Comment féminiser «le genre humain»?
@hommelibre,
Si le texte de Jean Batou vous semble biaisé, il vous faut tout de même admettre qu'il ne représente pas tout à fait ce qu'on appellerait l'opinion mainstream à Genève.
Je vous recommande le dernier billet de J.F. Mabut et vous en livre un passage :
"Ici, il y a heureusement aussi des gens qui bossent. Et plus que d'habitude. On parle beaucoup des soignants. Tous ne sont pas au front. Ceux qui le sont ont du mérite mais pas plus que les travailleurs agricoles, les policiers, les transporteurs, les postiers, les journalistes, les travailleurs de l'industrie alimentaire, les administrateurs, les politiciens, bref tous ceux qui permettent aux confinés mensualisés ou rentiers de vivre majoritairement plutôt bien. "

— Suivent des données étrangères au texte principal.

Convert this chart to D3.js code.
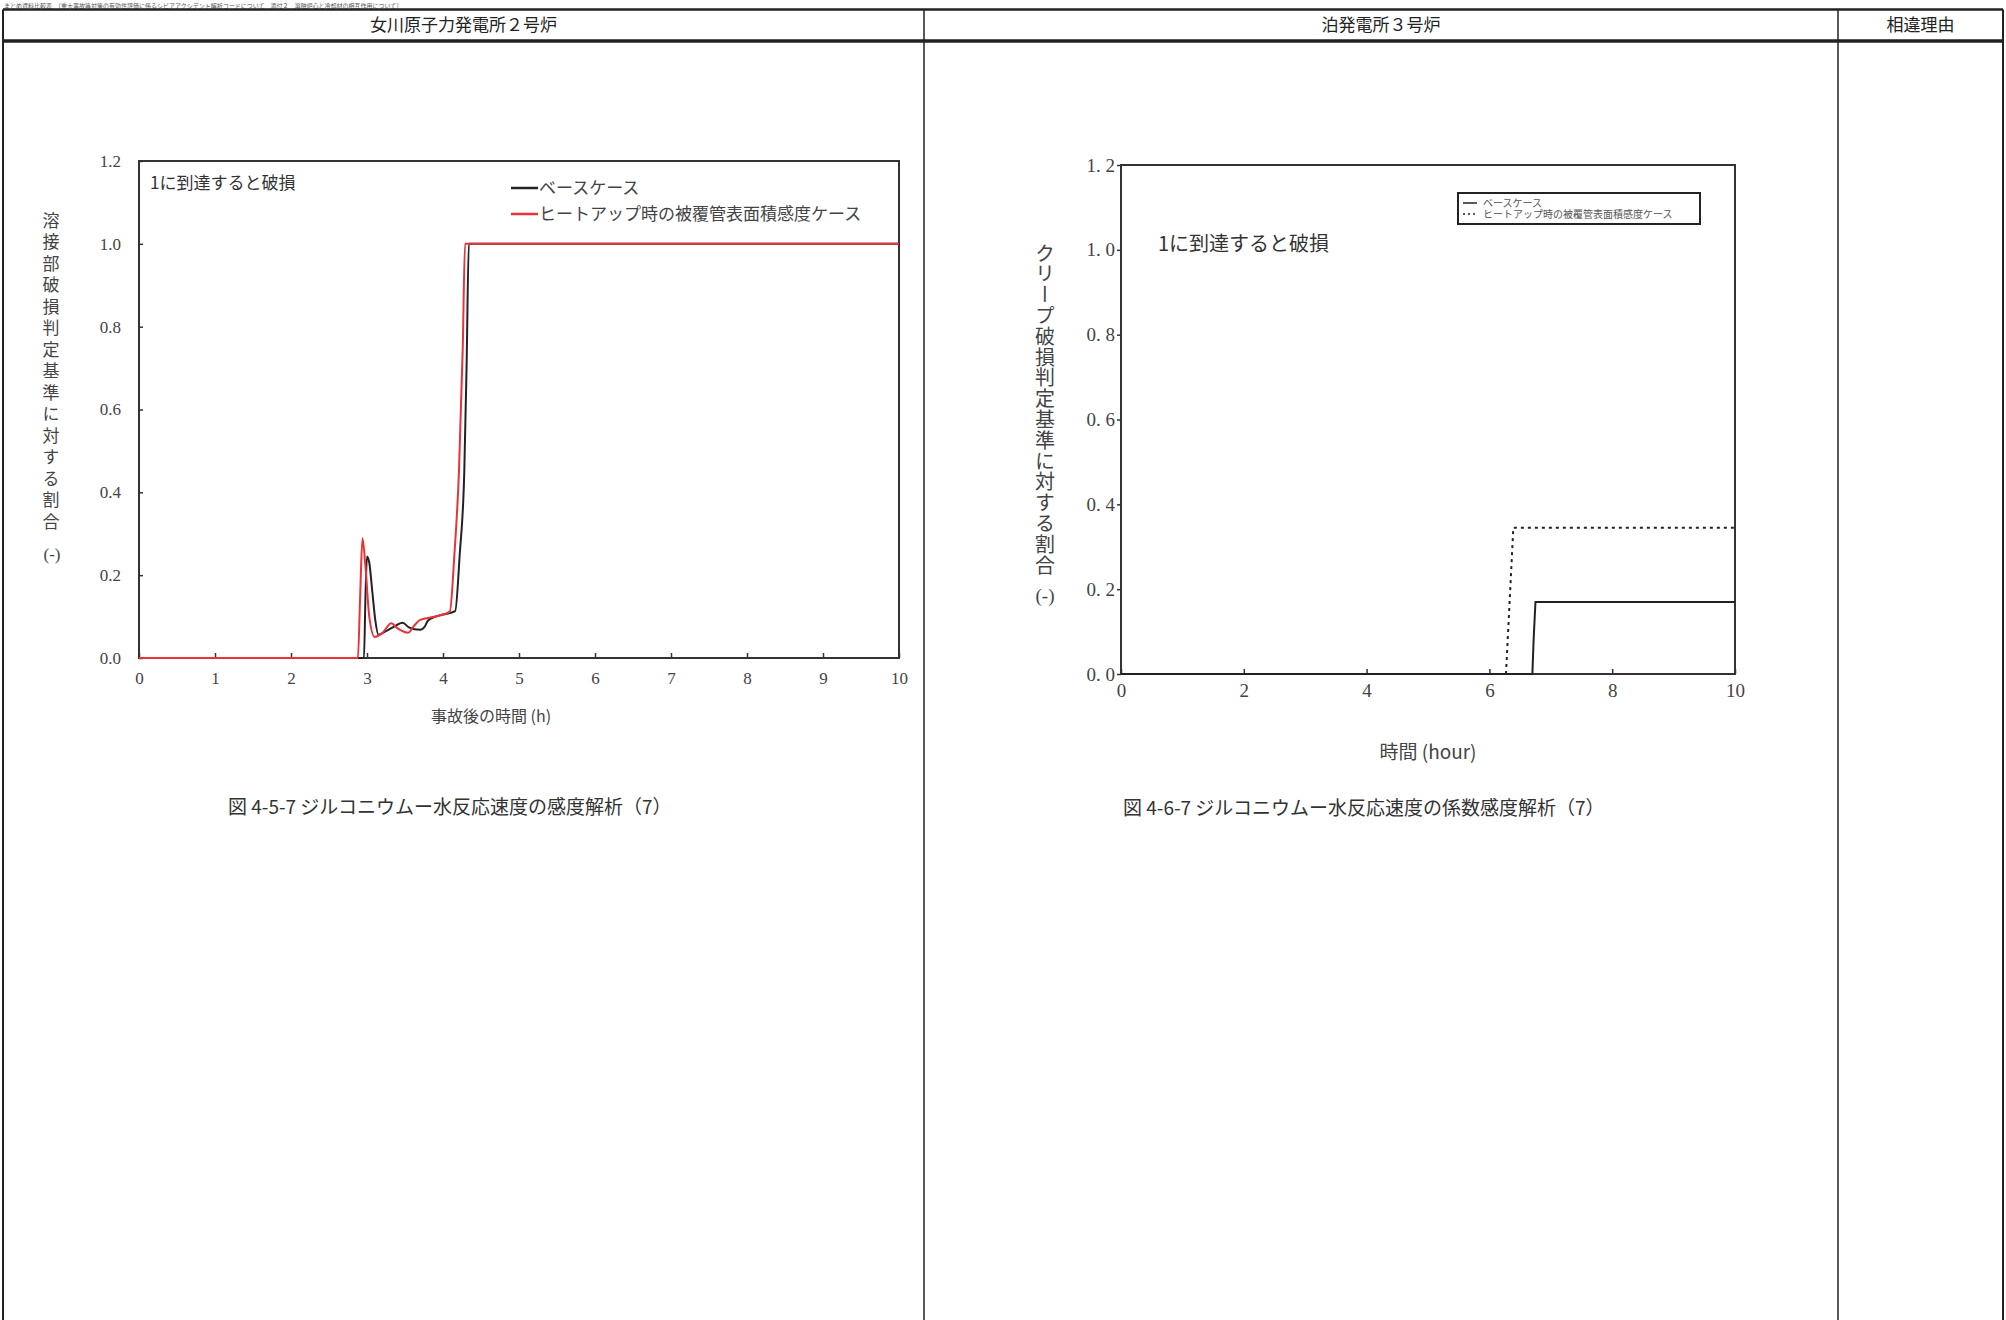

En le lisant, je ne me suis pas sentie négligée. Je n'y ai vu aucun oubli des femmes. C'est un point de vue personnel.
Et je partage la conclusion. En tant que retraitée, je suis tellement reconnaissante à ceux et celles qui travaillent pour le bien commun et je ne sais pas ( encore) que faire pour soutenir les indépendants.
J'ai bien sûr commencé à commander des fleurs coupées et des plantons. J'essaye d'aller dans de petits magasins d'alimentation, mais il faudrait faire bien plus !
Une de mes filles s'est portée volontaire pour accueillir les personnes qui pensent être atteintes du covid.
Elle a dû être réaffectée en tant que salariée du système de santé vaudois.
Le fait qu'on parle d'elle ou pas ne change rien à son engagement. On fait ce qu'on fait soit parce qu'on n'a pas le choix ( caissières, aides-soignantes, nettoyeurs, techniciens des SIG, médecins, etc), soit parce qu'on considère que c'est à faire.
Dans une société où la controverse est omniprésente, mieux vaut s'affranchir de l'idée qu'on va être apprécié ou mieux : remercié !
Si par une sorte de divine surprise il se trouve des gens pour vous remarquer, vous encourager ou vous remercier, il faut le prendre non comme un dû, mais comme une exception bienheureuse.
Et continuer en toute autonomie.
Je suis sûre qu'il y a une satisfaction intrinsèque à se sentir utile. Tout en sachant que personne n'est totalement indispensable, si l'équipe est solide.
Probablement de la même façon qu'on masculiniserait " la recrue", "la personne" et " la victime" . ;-)))
On voit bien qu'il y a des limites à tout et que l'arbitraire du signe est une réalité.
Rabbit, suggestion avec petit clin d'oeil à la Comté de Tolkien:
"La Genré humaine"
Bien vu, mais "comté" était souvent un mot féminin, comme dans Franche-Comté.